Ganrang ditetapkan sebagai warisan budaya takbenda indonesia sejak tahun 2015.
4. Tari Pakarena
Tari pakkarena di film ini muncul sebagai hiburan di acara pernikahan yang dihadiri oleh Athirah dan suaminya. Tari pakarena dibawakan oleh perempuan dengan memegang kipas dengan iringan Ganrang dan Pui’-pui’. Gerakannya sangat pelan kontras dengan bunyi Ganrang yang menghentak dan lengkingan Pui-pui yang mengirinya. Gerakan tari yang lambat disimbolkan sebagai karakter perempuan Bugis-Makassar yang senantiasa sopan dan patuh, meski dunia di sekitarnya khususnya laki-laki bergerak dinamis.

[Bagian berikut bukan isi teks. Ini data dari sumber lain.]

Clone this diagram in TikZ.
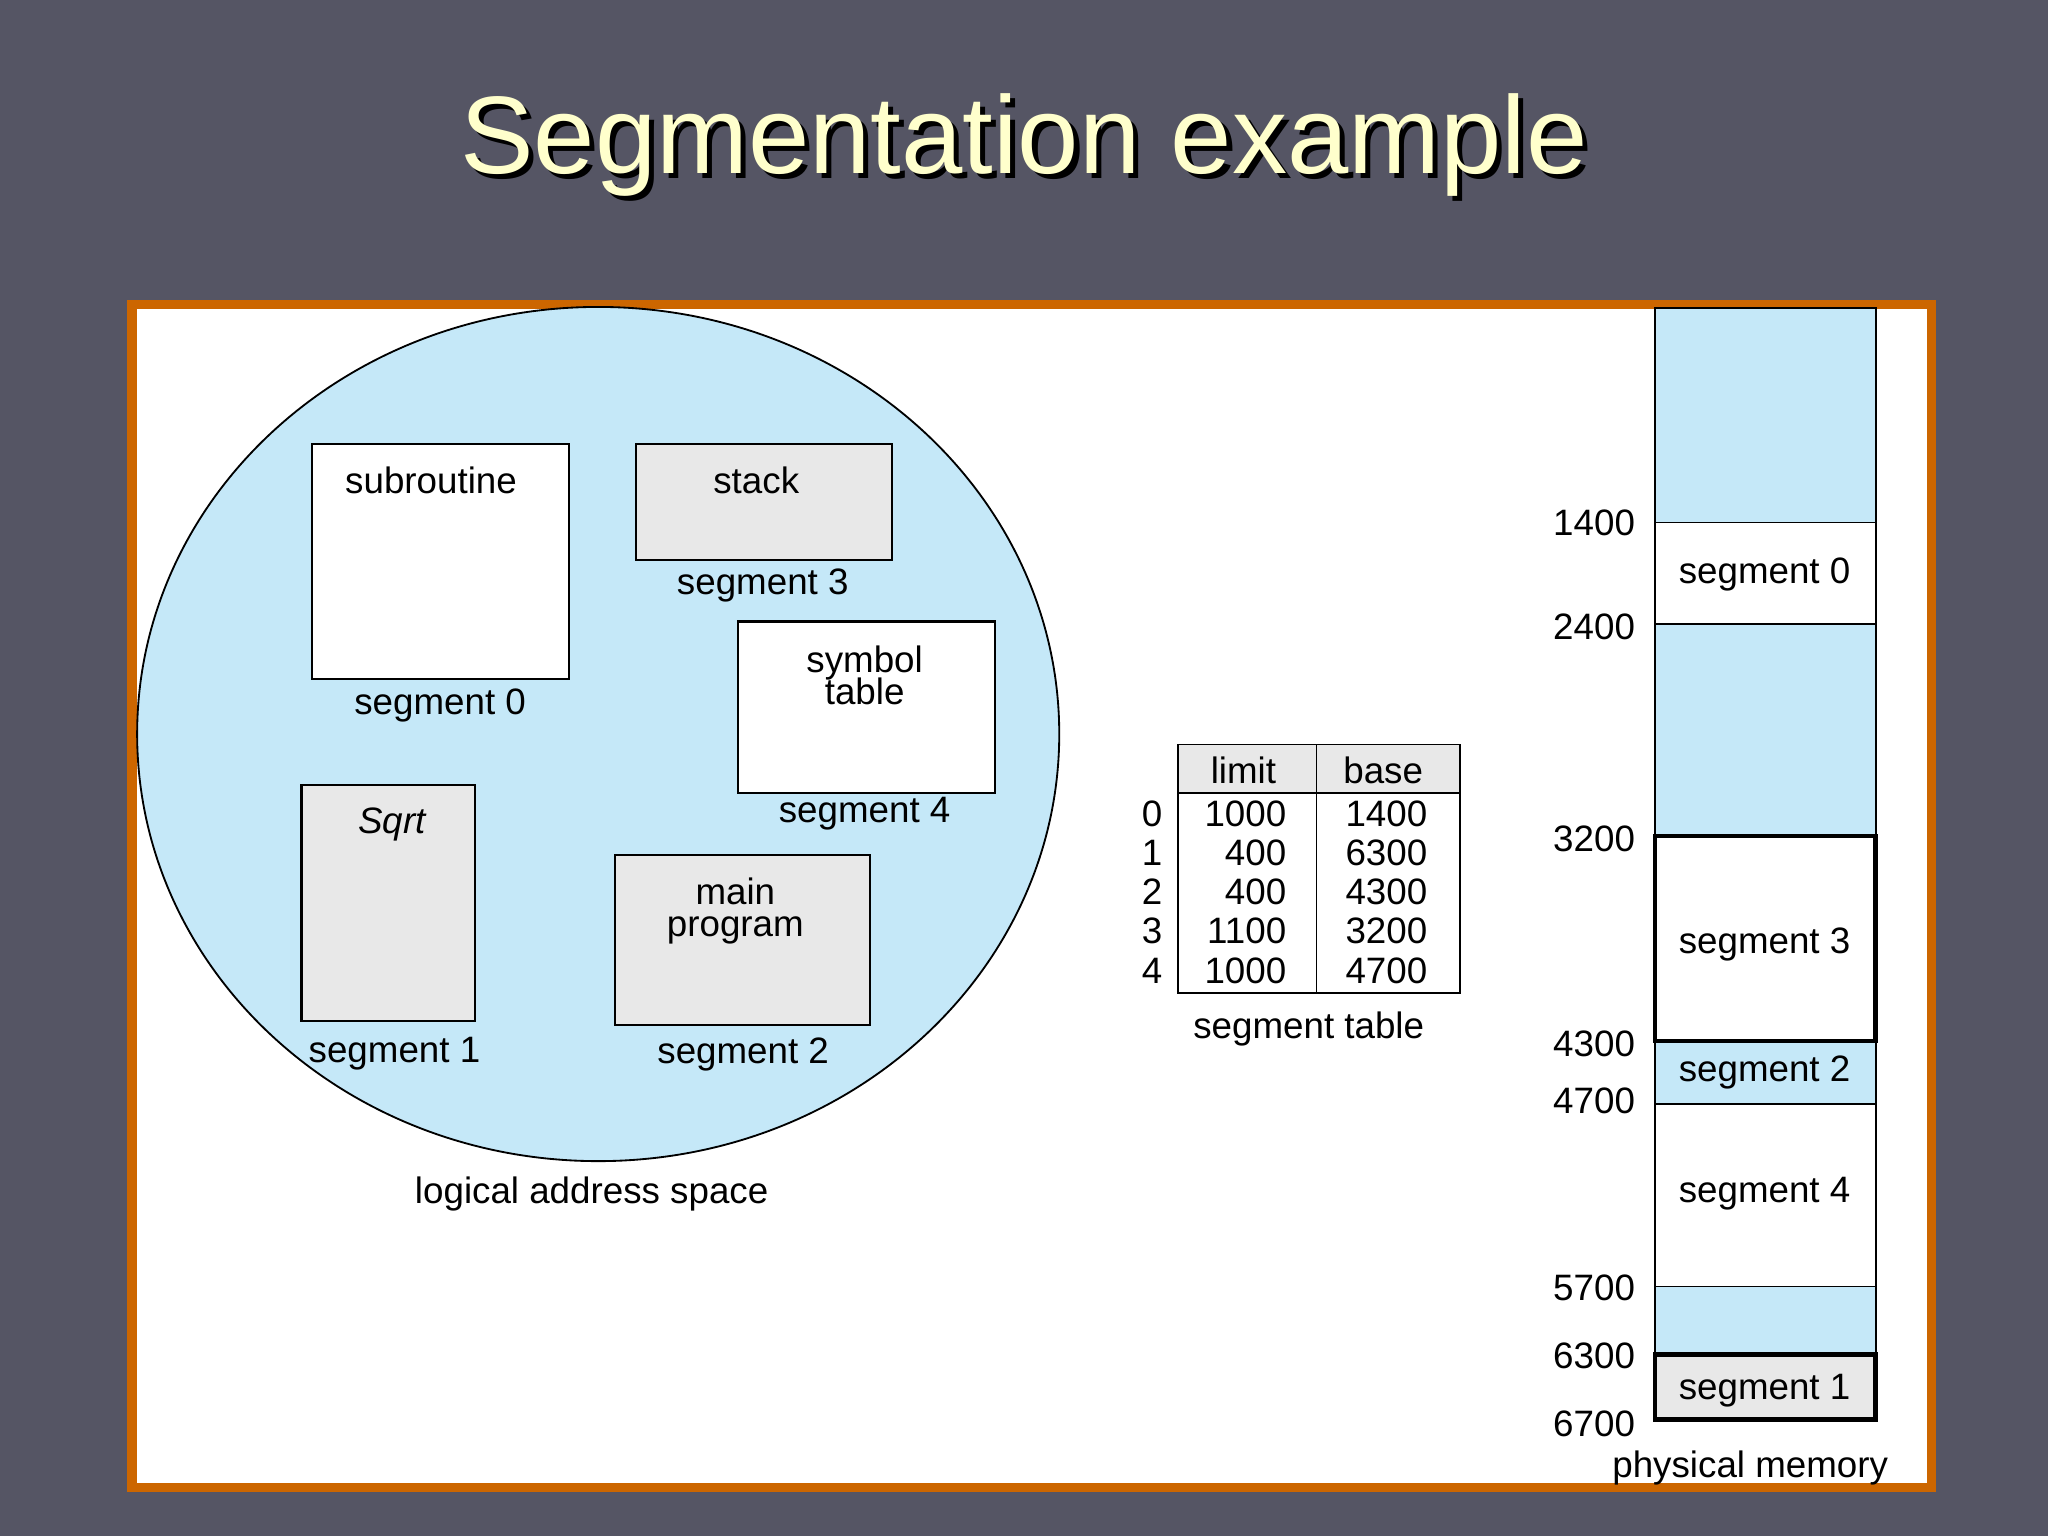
\documentclass[tikz,border=0pt]{standalone}
\usepackage{fontspec}
\setmainfont{Liberation Sans}
\begin{document}
\begin{tikzpicture}[x=0.01cm,y=-0.01cm,
  lbl/.style={font=\fontsize{8}{9}\selectfont, inner sep=1pt},
  seg/.style={draw=black, line width=0.5pt},
  mem/.style={draw=black, line width=0.4pt}]
\definecolor{bg}{RGB}{85,85,100}
\definecolor{frame}{RGB}{204,102,0}
\definecolor{lb}{RGB}{197,232,248}
\definecolor{gr}{RGB}{232,232,232}
\definecolor{ttl}{RGB}{255,255,204}
\useasboundingbox (0,0) rectangle (1568,1176);
\fill[bg] (0,0) rectangle (1568,1176);
\node[font=\fontsize{24}{28}\selectfont, text=black] at (788,115) {Segmentation example};
\node[font=\fontsize{24}{28}\selectfont, text=ttl] (title) at (784,111) {Segmentation example};
\draw[frame, line width=2pt, fill=white] (101,233) rectangle (1479,1139);
% ellipse
\fill[lb, draw=black, line width=0.4pt] (458,562) ellipse [x radius=353, y radius=327];
% segments
\node[seg, fill=white, minimum width=197*0.01cm, minimum height=180*0.01cm, anchor=north west] (s0) at (238,339) {};
\node[lbl, anchor=north] at (330,353) {subroutine};
\node[lbl] (l0) at (337,540) {segment 0};
\node[seg, fill=gr, minimum width=196*0.01cm, minimum height=89*0.01cm, anchor=north west] (s3) at (486,339) {};
\node[lbl, anchor=north] at (579,353) {stack};
\node[lbl] (l3) at (584,448) {segment 3};
\node[seg, fill=white, minimum width=197*0.01cm, minimum height=131*0.01cm, anchor=north west] (s4) at (564,475) {};
\node[lbl, anchor=north, align=center] at (662,490) {symbol\\[-2pt]table};
\node[lbl] (l4) at (662,623) {segment 4};
\node[seg, fill=gr, minimum width=133*0.01cm, minimum height=181*0.01cm, anchor=north west] (s1) at (230,600) {};
\node[lbl, anchor=north] at (300,614) {\itshape Sqrt};
\node[lbl] (l1) at (302,807) {segment 1};
\node[seg, fill=gr, minimum width=195*0.01cm, minimum height=130*0.01cm, anchor=north west] (s2) at (470,654) {};
\node[lbl, anchor=north, align=center] at (563,668) {main\\[-2pt]program};
\node[lbl] (l2) at (569,807) {segment 2};
\node[lbl] (las) at (453,914) {logical address space};
% table
\fill[gr] (902,570) rectangle (1118,607);
\draw[line width=0.4pt] (902,570) rectangle (1118,760);
\draw[line width=0.4pt] (902,607) -- (1118,607);
\draw[line width=0.4pt] (1008,570) -- (1008,760);
\node[lbl] (hl) at (952,590) {limit};
\node[lbl] (hb) at (1059,590) {base};
\foreach \i/\l/\b [count=\k from 0] in {0/1000/1400,1/400/6300,2/400/4300,3/1100/3200,4/1000/4700}{
  \node[lbl] at (882,623+30*\k) {\i};
  \node[lbl, anchor=east] at (989,623+30*\k) {\l};
  \node[lbl, anchor=east] at (1097,623+30*\k) {\b};
}
\node[lbl] (st) at (1002,788) {segment table};
% physical memory
\def\mx{1267}\def\mX{1436}
\fill[lb] (\mx,236) rectangle (\mX,400);
\fill[white] (\mx,400) rectangle (\mX,478);
\fill[lb] (\mx,478) rectangle (\mX,640);
\fill[white] (\mx,640) rectangle (\mX,797);
\fill[lb] (\mx,797) rectangle (\mX,845);
\fill[white] (\mx,845) rectangle (\mX,985);
\fill[lb] (\mx,985) rectangle (\mX,1037);
\fill[gr] (\mx,1037) rectangle (\mX,1087);
\draw[mem] (\mx,236) rectangle (\mX,1087);
\foreach \y in {400,478,797,845,985,1037} \draw[mem] (\mx,\y) -- (\mX,\y);
\draw[line width=1pt] (\mx,640) rectangle (\mX,797);
\draw[line width=1pt] (\mx,1037) rectangle (\mX,1087);
\node[lbl] at (1351,440) {segment 0};
\node[lbl] at (1351,723) {segment 3};
\node[lbl] at (1351,821) {segment 2};
\node[lbl] at (1351,914) {segment 4};
\node[lbl] at (1351,1065) {segment 1};
\foreach \v/\y in {1400/400,2400/480,3200/642,4300/799,4700/843,5700/986,6300/1038,6700/1090}
  \node[lbl, anchor=east] at (1256,\y) {\v};
\node[lbl] (pm) at (1340,1124) {physical memory};
\end{tikzpicture}
\end{document}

Tari pakarena adalah tari klasik yang pada masa kerajaan hanya ditampilkan di Istana. Dalam perkembangannya, setidaknya sejak abad ke-20, Tari Pakarena mengalami perubahan dan penyesuaian sehingga muncul berbagai versi dan kemudian ditampilkan sebagai pertunjukan hiburan, termasuk pada pernikahan seperti di film ini. Namun demikian, Tari Pakarena klasik masih bertahan dan dipertunjukkan pada acara-acara tertentu. Sebagai warisan budaya takbenda Indonesia, tari pakarena ditetapkan pada tahun 2013.
5. Songkok Recca’
Songkok Recca’ atau Songkok To Bone atau Songkok Pamiring Ulaweng, baru saja ditetapkan sebagai warisan budaya takbenda Indonesia pada tahun 2018 ini. Songkok Recca’ adalah penutup kepala laki-laki yang bentuknya seperti peci dengan piggiran bagian bawah berwarna emas.
Di film ini, Songko Recca beberapa kali terlihat dikenakan pada pesta pernikahan, sebagaimana fungsinya sebagai pelengkap pakaian adat laki-laki. Selain itu terdapat juga sebuah adegan dimana Athirah memakaikan Songkok Recca pada Ucu’ (Yusuf Kalla) sambil mengucapkan harapannya agar kelak Ucu menjadi pembesar yaitu Gubernur. Seperti kita ketahui, harapan Athirah tersebut terlampaui oleh pencapaian Ucu’ yang berhasil menjadi wakil presiden RI selama dua periode.
6. Pinisi
Pinisi adalah kapal layar bertiang dua yang merupakan kapal khas Bugis-Makassar. Kapal yang mengantarkan para pelaut ulung asal Bugis-Makassar mengarungi samudera sampai nun jauh di negeri asing. Masih segar dalam ingatan, Seni Pembuatan Perahu Pinisi telah diakui UNESCO sebagai Warisan Budaya Takbenda Dunia pada 2017. Dan sebagai warisan budaya takbenda Indonesia sudah ditetapkan sejak 2013.
Di film ini penampakan pinisi hanya sekilas, yaitu saat Ucu’ bermain bola di Pelabuhan Paotere yang memang menjadi pelabuhan utama tempat bersandarnya kapal-kapal Pinisi di Makassar. Meski sekilas namun tiang-tiang layar Pinisi terlihat jelas dan sangat mudah dikenali.
7. Badik
Badik yaitu senjata tajam khas Bugis – Makassar, terlihat dikenakan oleh mempelai pria pada adegan pembuka film. Juga dipegang seseorang seperti Bissu (pendeta agama Bugis Kuno masa pra Islam), yang bertugas menjemput mempelai pria.
Badik yang telah ditetapkan sebagai warisan budaya takbenda pada tahun 2014, bagi masyarakat Bugis-Makassar selain sebagai senjata juga merupakan pusaka dan berkaitan dengan harga diri atau siri’.